Images are not part of the copy; write out the rest of the data exactly as given.
---------- Given information
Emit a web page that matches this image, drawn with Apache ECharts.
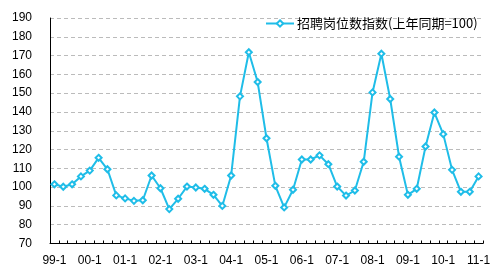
<!DOCTYPE html>
<html>
<head>
<meta charset="utf-8">
<script src="https://cdn.jsdelivr.net/npm/echarts@6/dist/echarts.min.js"></script>
<style>html,body{margin:0;padding:0;background:#fff}#c{width:503px;height:275px}</style>
</head>
<body>
<div id="c"></div>
<script>
const years = ['99','00','01','02','03','04','05','06','07','08','09','10','11'];
const categories = [];
years.forEach(function (y, i) {
  const qs = i === years.length - 1 ? [1] : [1, 2, 3, 4];
  qs.forEach(function (q) { categories.push(y + '-' + q); });
});
const seriesName = '招聘岗位数指数(上年同期=100)';
const values = [
  101.5, 100.2, 101.5, 105.7, 108.8, 115.6, 109.5, 95.6, 94, 92.7, 93,
  106.2, 99.4, 88.3, 93.8, 100.3, 99.8, 99.1, 95.9, 90,
  106.2, 148.3, 171.8, 155.9, 126, 100.7, 89.2, 98.6, 114.7, 114.7, 116.9, 112.2,
  100.3, 95.5, 98.2, 113.5, 150.4, 171, 146.9, 116.2, 95.9, 99.1,
  121.6, 139.7, 128.2, 109.2, 97.5, 97.5, 105.7
];
const yMin = 70, yMax = 190, yStep = 10;

const chart = echarts.init(document.getElementById('c'), null, {renderer: 'canvas'});
chart.setOption({
  animation: false,
  textStyle: {fontFamily: '"Noto Sans CJK SC", "Liberation Sans", sans-serif'},
  grid: {left: 50, right: 20, top: 18, bottom: 31.5, containLabel: false},
  legend: {
    data: [seriesName],
    left: 260, top: 12,
    itemWidth: 28, itemHeight: 8, itemGap: 4,
    textStyle: {fontSize: 13, color: '#000', fontFamily: '"Noto Sans CJK SC", sans-serif', padding: [0, 0, 0, -2]}
  },
  xAxis: {
    type: 'category',
    data: categories,
    boundaryGap: true,
    axisLine: {lineStyle: {color: '#000', width: 1}},
    axisTick: {show: true, inside: true, length: 3, interval: 0, lineStyle: {color: '#000'}},
    axisLabel: {interval: 3, color: '#000', fontSize: 12, margin: 11, fontFamily: '"Liberation Sans", sans-serif'},
    splitLine: {show: false}
  },
  yAxis: {
    type: 'value',
    min: yMin, max: yMax, interval: yStep,
    axisLine: {show: true, lineStyle: {color: '#000', width: 1}},
    axisTick: {show: false},
    axisLabel: {color: '#000', fontSize: 12, margin: 18, fontFamily: '"Liberation Sans", sans-serif'},
    splitLine: {show: true, lineStyle: {color: '#bbbbbb', type: [4, 3], width: 1}}
  },
  series: [{
    name: seriesName,
    type: 'line',
    data: values,
    showSymbol: true,
    showAllSymbol: true,
    symbol: 'emptyDiamond',
    symbolSize: 6,
    lineStyle: {color: '#1FBDE8', width: 2},
    itemStyle: {color: '#1FBDE8', borderColor: '#1FBDE8', borderWidth: 1},
    z: 3
  }]
});
</script>
</body>
</html>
--------------------
Reply —
Emit a web page that matches this image, drawn with Apache ECharts.
<!DOCTYPE html>
<html>
<head>
<meta charset="utf-8">
<script src="https://cdn.jsdelivr.net/npm/echarts@6/dist/echarts.min.js"></script>
<style>html,body{margin:0;padding:0;background:#fff}#c{width:503px;height:275px}</style>
</head>
<body>
<div id="c"></div>
<script>
const years = ['99','00','01','02','03','04','05','06','07','08','09','10','11'];
const categories = [];
years.forEach(function (y, i) {
  const qs = i === years.length - 1 ? [1] : [1, 2, 3, 4];
  qs.forEach(function (q) { categories.push(y + '-' + q); });
});
const seriesName = '招聘岗位数指数(上年同期=100)';
const values = [
  101.5, 100.2, 101.5, 105.7, 108.8, 115.6, 109.5, 95.6, 94, 92.7, 93,
  106.2, 99.4, 88.3, 93.8, 100.3, 99.8, 99.1, 95.9, 90,
  106.2, 148.3, 171.8, 155.9, 126, 100.7, 89.2, 98.6, 114.7, 114.7, 116.9, 112.2,
  100.3, 95.5, 98.2, 113.5, 150.4, 171, 146.9, 116.2, 95.9, 99.1,
  121.6, 139.7, 128.2, 109.2, 97.5, 97.5, 105.7
];
const yMin = 70, yMax = 190, yStep = 10;

const chart = echarts.init(document.getElementById('c'), null, {renderer: 'canvas'});
chart.setOption({
  animation: false,
  textStyle: {fontFamily: '"Noto Sans CJK SC", "Liberation Sans", sans-serif'},
  grid: {left: 50, right: 20, top: 18, bottom: 31.5, containLabel: false},
  legend: {
    data: [seriesName],
    left: 260, top: 12,
    itemWidth: 28, itemHeight: 8, itemGap: 4,
    textStyle: {fontSize: 13, color: '#000', fontFamily: '"Noto Sans CJK SC", sans-serif', padding: [0, 0, 0, -2]}
  },
  xAxis: {
    type: 'category',
    data: categories,
    boundaryGap: true,
    axisLine: {lineStyle: {color: '#000', width: 1}},
    axisTick: {show: true, inside: true, length: 3, interval: 0, lineStyle: {color: '#000'}},
    axisLabel: {interval: 3, color: '#000', fontSize: 12, margin: 11, fontFamily: '"Liberation Sans", sans-serif'},
    splitLine: {show: false}
  },
  yAxis: {
    type: 'value',
    min: yMin, max: yMax, interval: yStep,
    axisLine: {show: true, lineStyle: {color: '#000', width: 1}},
    axisTick: {show: false},
    axisLabel: {color: '#000', fontSize: 12, margin: 18, fontFamily: '"Liberation Sans", sans-serif'},
    splitLine: {show: true, lineStyle: {color: '#bbbbbb', type: [4, 3], width: 1}}
  },
  series: [{
    name: seriesName,
    type: 'line',
    data: values,
    showSymbol: true,
    showAllSymbol: true,
    symbol: 'emptyDiamond',
    symbolSize: 6,
    lineStyle: {color: '#1FBDE8', width: 2},
    itemStyle: {color: '#1FBDE8', borderColor: '#1FBDE8', borderWidth: 1},
    z: 3
  }]
});
</script>
</body>
</html>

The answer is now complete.